Гений местечка
Кира Долинина о графике Меера Аксельрода в галерее ПРОУН
Эта выставка о еврействе. Не о страстном сионизме тех, кому хватило духа и сил строить на давно чужих землях Палестины свой рай земной. Не о еврейском происхождении тех, кто вырвался из черты оседлости, чтобы завоевать столицы и никогда больше о людях в картузах, мальчиках со скрипками и кособоких домишках с еженедельными шабатными свечами не вспоминать. Не о еврействе победителей, а о еврействе слабых маленьких людей, в словаре которых слова "погром" и "изгнание" были синонимами обыденной жизни.
В начале ХХ века это было общим прошлым для множества больших ученых и художников, революционеров и писателей, врачей и адвокатов, но мало кто имел столько внутренней свободы, чтобы позволить себе об этом публично вспоминать. Для художника Меера Аксельрода (1902-1970) эта тема не была главной, чему доказательством могут быть те его выставки, которые Москва видела в последние годы. Но евреи местечкового детства появлялись в его творчестве регулярно. Галерея ПРОУН сочинила из этих следов ушедшей натуры целую историю. Ее будет рассказывать графика художника. Ход очень логичный. Если живопись Аксельрода несет на себе явные следы влияния выходцев из "парижской школы", которых во вхутемасовском кругу и около него было немало, то рисунок оставляет впечатление куда более интимных (читай — естественных) штудий. 70 работ, датированных между 1921 и 1930 годами, в основном карандашные портреты и несколько многофигурных композиций. Большинство листов относятся к "экспедициям" Аксельрода в белорусские еврейские поселения. Местечковые типы, местечковый быт, местечковая мифология и историческая память.
Для мальчика из местечка Молодечно Виленской губернии, чью семью вместе с другими еврейскими семьями казаки выгнали с оказавшейся прифронтовой полосой Первой мировой войны земли, все это — собственный быт и собственная история. Так сперва и хочется воспринимать эту кажущуюся почти что одной серией выставку. Однако тут в игру вступает та художественная реальность, которая и есть точка разделения художника-этнографа и просто художника. Все эти грустные дети и изможденные старики, безусловно, написаны с натуры. Все эти изгнания и погромы также, безусловно, происходили на глазах у будущего художника Аксельрода. Но прошедший школы Минска и Витебска, проучившийся во ВХУТЕМАСе у Фаворского, Поповой, Родченко, Древина, Удальцовой, сам преподававший во ВХУТЕИНе, выставлявшийся на выставках общества "4 искусства" с Петровым-Водкиным, Фальком, Эль Лисицким, Малевичем, Сарьяном, художник несет в себе заряд уже совсем иных влияний.

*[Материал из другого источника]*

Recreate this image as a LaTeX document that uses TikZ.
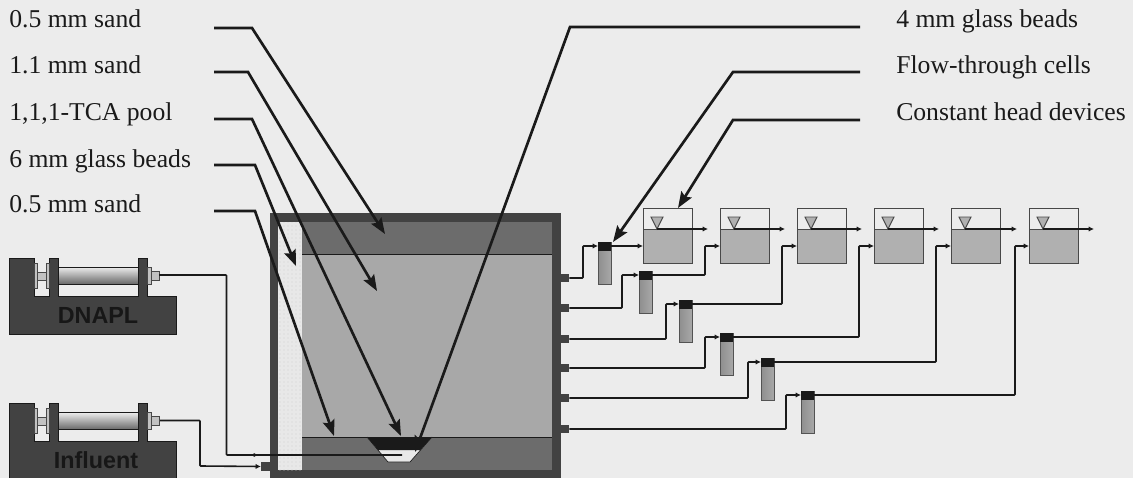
\documentclass[tikz,border=0pt]{standalone}
\usepackage{fontspec}
\setmainfont{Liberation Serif}
\newfontfamily\pumpfont{Liberation Sans}
\usetikzlibrary{arrows.meta,patterns}
\definecolor{paper}{HTML}{ECECEC}
\definecolor{wall}{HTML}{424242}
\definecolor{coarse}{HTML}{6C6C6C}
\definecolor{fine}{HTML}{A8A8A8}
\definecolor{beads}{HTML}{E8E8E8}
\definecolor{ink}{HTML}{1A1A1A}
\definecolor{water}{HTML}{B0B0B0}
\tikzset{
  x=0.75pt,y=-0.75pt,
  labeltext/.style={anchor=base west,inner sep=0pt,font=\fontsize{19.25pt}{21pt}\selectfont,text=ink},
  callout/.style={line width=2pt,draw=ink,-{Stealth[length=12pt,width=9pt,inset=2pt]}},
  pipe/.style={line width=1.2pt,draw=ink,rounded corners=0.5pt},
  pipearrow/.style={pipe,-{Latex[length=4pt,width=4pt]}},
  port/.style={draw=none,fill=wall},
  cellbox/.style={draw=ink!80,line width=0.7pt},
  pumpbody/.style={fill=wall,draw=ink,line width=0.7pt},
  pumplight/.style={fill=fine!70,draw=ink!80,line width=0.5pt},
  pumplabel/.style={font=\pumpfont\bfseries\fontsize{17.5pt}{19pt}\selectfont,text=ink!90!black,inner sep=0pt},
}
% \pumpshape{y offset}
\newcommand{\pumpshape}[1]{
  \begin{scope}[shift={(0,#1)}]
    \path[pumpbody] (9,258) -- (34,258) -- (34,296) -- (49,296) -- (49,258) -- (58,258) -- (58,296)
      -- (138,296) -- (138,258) -- (147,258) -- (147,296) -- (176,296) -- (176,334) -- (9,334) -- cycle;
    \path[pumplight] (34,263) rectangle (37,288);
    \path[pumplight] (37,272) rectangle (46,280);
    \path[pumplight] (46,263) rectangle (49,288);
    \path[top color=paper,bottom color=wall!80,draw=ink,line width=0.7pt] (58,267) rectangle (138,284);
    \path[pumplight] (147,267) rectangle (151,284);
    \path[pumplight] (151,271) rectangle (159,280);
  \end{scope}
}
% \flowcell{left x}{outlet arrow end x}{name}
\newcommand{\flowcell}[3]{
  \fill[water] (#1,229) rectangle ({#1+49},263);
  \draw[cellbox] (#1,208) rectangle ({#1+49},263);
  \draw[cellbox] (#1,229) -- ({#1+49},229);
  \draw[cellbox,fill=water] ({#1+8},217) -- ({#1+20},217) -- ({#1+14},229) -- cycle;
  \coordinate (#3in) at (#1,246);
  \coordinate (#3out) at ({#1+14},229);
  \coordinate (#3end) at (#2,229);
  \draw[pipearrow] (#3out) -- (#3end);
}
% \samplecol{left x}{cap top y}{bottom y}{name}
\newcommand{\samplecol}[4]{
  \path[left color=wall!60,right color=fine,draw=ink!75,line width=0.7pt] (#1,#2) rectangle ({#1+13},#3);
  \fill[ink] (#1,#2) rectangle ({#1+13},{#2+9});
  \coordinate (#4in) at (#1,{#2+4});
  \coordinate (#4out) at ({#1+13},{#2+4});
}
\begin{document}
\begin{tikzpicture}
\useasboundingbox (0,0) rectangle (1133,478);
\fill[paper] (0,0) rectangle (1133,478);
\begin{scope}
\clip (0,0) rectangle (1133,478);
% tank
\fill[wall] (270,213) rectangle (561,478);
\fill[fine] (278,222) rectangle (552,470);
\fill[beads] (278,222) rectangle (302,470);
\fill[pattern=dots,pattern color=black!18] (278,222) rectangle (302,470);
\fill[coarse] (302,222) rectangle (552,254);
\fill[coarse] (302,437) rectangle (552,470);
\draw[ink,line width=0.6pt] (302,254) -- (552,254);
\draw[ink,line width=0.6pt] (302,437) -- (552,437);
\fill[beads] (367,437) -- (432,437) -- (410,462) -- (388,462) -- cycle;
\draw[ink,line width=0.5pt] (367,437) -- (388,462) -- (410,462) -- (432,437);
\fill[ink] (367,437) -- (432,437) -- (420.5,450) -- (378,450) -- cycle;
% ports on the tank
\foreach \py/\pn in {278/1,308/2,339/3,368/4,398/5,429/6}
  \node[port,minimum width=6pt,minimum height=6.5pt,inner sep=0pt] (p\pn) at (565,\py) {};
\node[port,minimum width=6.5pt,minimum height=6.5pt,inner sep=0pt] (pin) at (265.5,466.5) {};
% pumps
\pumpshape{0}
\pumpshape{145.5}
\node[pumplabel] (dnapl) at (98,315) {DNAPL};
\node[pumplabel] (influent) at (96,460) {Influent};
\coordinate (dnout) at (159,275);
\coordinate (inout) at (160,420.5);
\coordinate (dnend) at (402,455);
\draw[pipe] (dnout) -- (226.5,275) -- (226.5,455) -- (dnend);
\draw[ink,fill=ink] (254,453.5) -- (257,455) -- (254,456.5) -- cycle;
\draw[pipearrow] (inout) -- (200,420.5) -- (200,466) -- (pin.west);
% flow-through cells
\flowcell{643}{708}{c1}
\flowcell{720}{785}{c2}
\flowcell{797}{862}{c3}
\flowcell{874}{939}{c4}
\flowcell{951}{1017}{c5}
\flowcell{1029}{1094}{c6}
% constant head devices
\samplecol{598}{242}{284}{s1}
\samplecol{639}{271}{313}{s2}
\samplecol{679}{300}{342}{s3}
\samplecol{720}{333}{375}{s4}
\samplecol{761}{358}{400}{s5}
\samplecol{801}{391}{433}{s6}
% pipes
\draw[pipearrow] (p1.east) -- (583,278) -- (583,246) -- (s1in);
\draw[pipearrow] (p2.east) -- (622,308) -- (622,275) -- (s2in);
\draw[pipearrow] (p3.east) -- (666,339) -- (666,304) -- (s3in);
\draw[pipearrow] (p4.east) -- (705,368) -- (705,337) -- (s4in);
\draw[pipearrow] (p5.east) -- (748,398) -- (748,362) -- (s5in);
\draw[pipearrow] (p6.east) -- (786,429) -- (786,395) -- (s6in);
\draw[pipearrow] (s1out) -- (c1in);
\draw[pipearrow] (s2out) -- (705,275) -- (705,246) -- (c2in);
\draw[pipearrow] (s3out) -- (782,304) -- (782,246) -- (c3in);
\draw[pipearrow] (s4out) -- (859,337) -- (859,246) -- (c4in);
\draw[pipearrow] (s5out) -- (936,362) -- (936,246) -- (c5in);
\draw[pipearrow] (s6out) -- (1015,395) -- (1015,246) -- (c6in);
% labels
\node[labeltext] (l1) at (9,28) {0.5 mm sand};
\node[labeltext] (l2) at (9,74) {1.1 mm sand};
\node[labeltext] (l3) at (9,120.5) {1,1,1-TCA pool};
\node[labeltext] (l4) at (9,167) {6 mm glass beads};
\node[labeltext] (l5) at (9,213) {0.5 mm sand};
\node[labeltext] (r1) at (896,28) {4 mm glass beads};
\node[labeltext] (r2) at (896,74) {Flow-through cells};
\node[labeltext] (r3) at (896,120.5) {Constant head devices};
% callouts
\coordinate (t1) at (385,234);
\coordinate (t2) at (377,291);
\coordinate (t3) at (401,436);
\coordinate (t4) at (296,266);
\coordinate (t5) at (334,436);
\coordinate (t6) at (415,452);
\coordinate (t7) at (613,242);
\coordinate (t8) at (678,208);
\draw[callout] (214,28) -- (252,28) -- (t1);
\draw[callout] (214,72) -- (248,72) -- (t2);
\draw[callout] (214,119) -- (252,119) -- (t3);
\draw[callout] (214,165) -- (255,165) -- (t4);
\draw[callout] (214,211) -- (255,211) -- (t5);
\draw[callout] (860,27) -- (570,27) -- (t6);
\draw[callout] (860,72) -- (733,72) -- (t7);
\draw[callout] (860,120) -- (733,120) -- (t8);
\end{scope}
\end{tikzpicture}
\end{document}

Его портреты по-европейски жесткие. Его фронтальные сцены столь же "национальны", сколь "национальны" полотна, например, Ларионова. Его рисунки пером почти иероглифичны. А его "большой жанр" — многофигурные сцены разного рода изгнаний евреев из местечка и бегств от погромов — плоть от плоти европейской классической гравюры, и прежде всего, конечно, Рембрандта. Ирония заключается еще и в том, что "изгнание евреев" и "отдых на пути..." есть центральные сюжеты новозаветной иконографии, о которой выпускнику хедера даже и знать-то не полагалось. Все это можно читать, предлагают кураторы выставки, как пророческий реквием по уходящей натуре еврейского местечка. А можно — как разговор о вневременной трагедии народа-изгоя, говорить о которой стоит высоким слогом большого европейского искусства.